Restate the whole of the material. Keep every word, and drop the pictures.

━━━━━ Given data

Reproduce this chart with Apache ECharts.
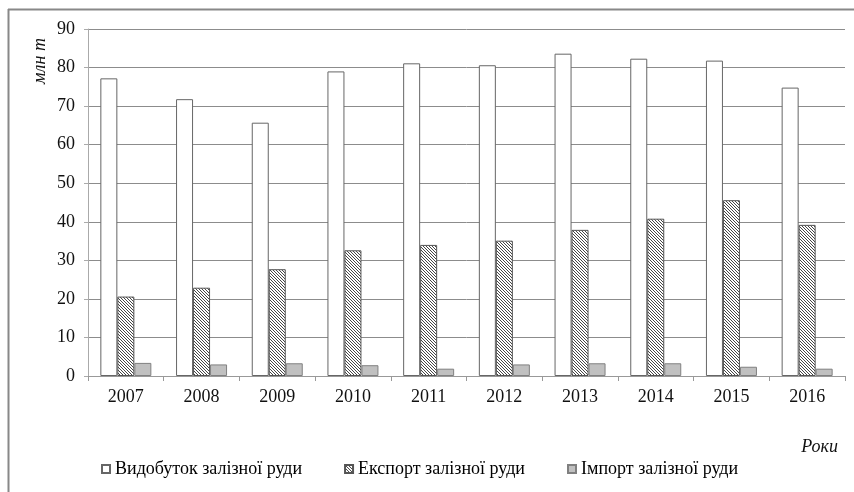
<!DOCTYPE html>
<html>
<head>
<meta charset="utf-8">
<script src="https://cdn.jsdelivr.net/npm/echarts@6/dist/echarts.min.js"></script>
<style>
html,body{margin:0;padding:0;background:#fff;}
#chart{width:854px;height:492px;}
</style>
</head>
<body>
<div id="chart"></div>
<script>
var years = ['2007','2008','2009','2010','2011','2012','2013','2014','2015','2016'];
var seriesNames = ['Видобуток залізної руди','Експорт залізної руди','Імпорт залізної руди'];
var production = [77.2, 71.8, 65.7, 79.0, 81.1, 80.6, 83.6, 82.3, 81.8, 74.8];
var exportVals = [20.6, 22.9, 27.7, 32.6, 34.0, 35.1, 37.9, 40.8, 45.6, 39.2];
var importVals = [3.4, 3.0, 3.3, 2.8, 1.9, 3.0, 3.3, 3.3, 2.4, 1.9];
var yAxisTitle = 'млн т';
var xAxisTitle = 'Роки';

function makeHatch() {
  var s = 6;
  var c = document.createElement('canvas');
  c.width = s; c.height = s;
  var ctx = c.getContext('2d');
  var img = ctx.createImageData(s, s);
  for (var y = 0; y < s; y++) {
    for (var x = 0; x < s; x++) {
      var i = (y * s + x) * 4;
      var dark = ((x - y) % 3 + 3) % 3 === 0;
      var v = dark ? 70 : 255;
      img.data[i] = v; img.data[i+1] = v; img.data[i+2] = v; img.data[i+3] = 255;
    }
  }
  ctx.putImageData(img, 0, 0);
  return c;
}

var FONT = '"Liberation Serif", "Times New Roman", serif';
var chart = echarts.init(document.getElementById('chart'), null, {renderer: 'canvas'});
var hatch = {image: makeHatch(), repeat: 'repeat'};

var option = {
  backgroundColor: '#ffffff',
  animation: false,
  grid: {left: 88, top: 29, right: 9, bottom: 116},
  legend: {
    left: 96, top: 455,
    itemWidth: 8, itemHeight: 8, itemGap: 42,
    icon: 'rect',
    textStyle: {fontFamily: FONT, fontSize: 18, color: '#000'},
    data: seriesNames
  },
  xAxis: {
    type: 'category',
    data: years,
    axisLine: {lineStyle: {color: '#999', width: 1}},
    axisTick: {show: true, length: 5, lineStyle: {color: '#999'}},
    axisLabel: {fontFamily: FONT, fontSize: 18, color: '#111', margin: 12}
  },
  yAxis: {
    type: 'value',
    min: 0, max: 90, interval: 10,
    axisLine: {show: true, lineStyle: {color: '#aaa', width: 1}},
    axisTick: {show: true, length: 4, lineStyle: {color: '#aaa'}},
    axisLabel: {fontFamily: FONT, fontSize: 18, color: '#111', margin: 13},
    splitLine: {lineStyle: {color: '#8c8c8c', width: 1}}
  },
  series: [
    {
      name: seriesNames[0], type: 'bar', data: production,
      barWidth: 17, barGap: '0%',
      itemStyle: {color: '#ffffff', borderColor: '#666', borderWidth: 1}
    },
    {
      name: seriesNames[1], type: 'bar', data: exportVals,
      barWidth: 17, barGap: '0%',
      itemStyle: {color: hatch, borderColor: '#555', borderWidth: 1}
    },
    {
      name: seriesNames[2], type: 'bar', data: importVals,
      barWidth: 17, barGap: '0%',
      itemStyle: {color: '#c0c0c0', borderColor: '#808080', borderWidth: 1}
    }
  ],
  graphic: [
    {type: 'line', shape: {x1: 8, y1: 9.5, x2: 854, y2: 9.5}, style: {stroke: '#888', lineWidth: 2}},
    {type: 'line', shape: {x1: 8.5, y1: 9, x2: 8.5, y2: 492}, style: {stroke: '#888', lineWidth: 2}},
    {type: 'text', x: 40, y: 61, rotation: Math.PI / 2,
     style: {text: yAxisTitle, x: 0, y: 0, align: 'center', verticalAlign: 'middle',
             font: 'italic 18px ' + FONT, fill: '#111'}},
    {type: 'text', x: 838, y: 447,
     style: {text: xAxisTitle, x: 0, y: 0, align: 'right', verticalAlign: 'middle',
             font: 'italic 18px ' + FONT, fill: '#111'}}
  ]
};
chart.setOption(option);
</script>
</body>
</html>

━━━━━━━━━━

*The answer*
Reproduce this chart with Apache ECharts.
<!DOCTYPE html>
<html>
<head>
<meta charset="utf-8">
<script src="https://cdn.jsdelivr.net/npm/echarts@6/dist/echarts.min.js"></script>
<style>
html,body{margin:0;padding:0;background:#fff;}
#chart{width:854px;height:492px;}
</style>
</head>
<body>
<div id="chart"></div>
<script>
var years = ['2007','2008','2009','2010','2011','2012','2013','2014','2015','2016'];
var seriesNames = ['Видобуток залізної руди','Експорт залізної руди','Імпорт залізної руди'];
var production = [77.2, 71.8, 65.7, 79.0, 81.1, 80.6, 83.6, 82.3, 81.8, 74.8];
var exportVals = [20.6, 22.9, 27.7, 32.6, 34.0, 35.1, 37.9, 40.8, 45.6, 39.2];
var importVals = [3.4, 3.0, 3.3, 2.8, 1.9, 3.0, 3.3, 3.3, 2.4, 1.9];
var yAxisTitle = 'млн т';
var xAxisTitle = 'Роки';

function makeHatch() {
  var s = 6;
  var c = document.createElement('canvas');
  c.width = s; c.height = s;
  var ctx = c.getContext('2d');
  var img = ctx.createImageData(s, s);
  for (var y = 0; y < s; y++) {
    for (var x = 0; x < s; x++) {
      var i = (y * s + x) * 4;
      var dark = ((x - y) % 3 + 3) % 3 === 0;
      var v = dark ? 70 : 255;
      img.data[i] = v; img.data[i+1] = v; img.data[i+2] = v; img.data[i+3] = 255;
    }
  }
  ctx.putImageData(img, 0, 0);
  return c;
}

var FONT = '"Liberation Serif", "Times New Roman", serif';
var chart = echarts.init(document.getElementById('chart'), null, {renderer: 'canvas'});
var hatch = {image: makeHatch(), repeat: 'repeat'};

var option = {
  backgroundColor: '#ffffff',
  animation: false,
  grid: {left: 88, top: 29, right: 9, bottom: 116},
  legend: {
    left: 96, top: 455,
    itemWidth: 8, itemHeight: 8, itemGap: 42,
    icon: 'rect',
    textStyle: {fontFamily: FONT, fontSize: 18, color: '#000'},
    data: seriesNames
  },
  xAxis: {
    type: 'category',
    data: years,
    axisLine: {lineStyle: {color: '#999', width: 1}},
    axisTick: {show: true, length: 5, lineStyle: {color: '#999'}},
    axisLabel: {fontFamily: FONT, fontSize: 18, color: '#111', margin: 12}
  },
  yAxis: {
    type: 'value',
    min: 0, max: 90, interval: 10,
    axisLine: {show: true, lineStyle: {color: '#aaa', width: 1}},
    axisTick: {show: true, length: 4, lineStyle: {color: '#aaa'}},
    axisLabel: {fontFamily: FONT, fontSize: 18, color: '#111', margin: 13},
    splitLine: {lineStyle: {color: '#8c8c8c', width: 1}}
  },
  series: [
    {
      name: seriesNames[0], type: 'bar', data: production,
      barWidth: 17, barGap: '0%',
      itemStyle: {color: '#ffffff', borderColor: '#666', borderWidth: 1}
    },
    {
      name: seriesNames[1], type: 'bar', data: exportVals,
      barWidth: 17, barGap: '0%',
      itemStyle: {color: hatch, borderColor: '#555', borderWidth: 1}
    },
    {
      name: seriesNames[2], type: 'bar', data: importVals,
      barWidth: 17, barGap: '0%',
      itemStyle: {color: '#c0c0c0', borderColor: '#808080', borderWidth: 1}
    }
  ],
  graphic: [
    {type: 'line', shape: {x1: 8, y1: 9.5, x2: 854, y2: 9.5}, style: {stroke: '#888', lineWidth: 2}},
    {type: 'line', shape: {x1: 8.5, y1: 9, x2: 8.5, y2: 492}, style: {stroke: '#888', lineWidth: 2}},
    {type: 'text', x: 40, y: 61, rotation: Math.PI / 2,
     style: {text: yAxisTitle, x: 0, y: 0, align: 'center', verticalAlign: 'middle',
             font: 'italic 18px ' + FONT, fill: '#111'}},
    {type: 'text', x: 838, y: 447,
     style: {text: xAxisTitle, x: 0, y: 0, align: 'right', verticalAlign: 'middle',
             font: 'italic 18px ' + FONT, fill: '#111'}}
  ]
};
chart.setOption(option);
</script>
</body>
</html>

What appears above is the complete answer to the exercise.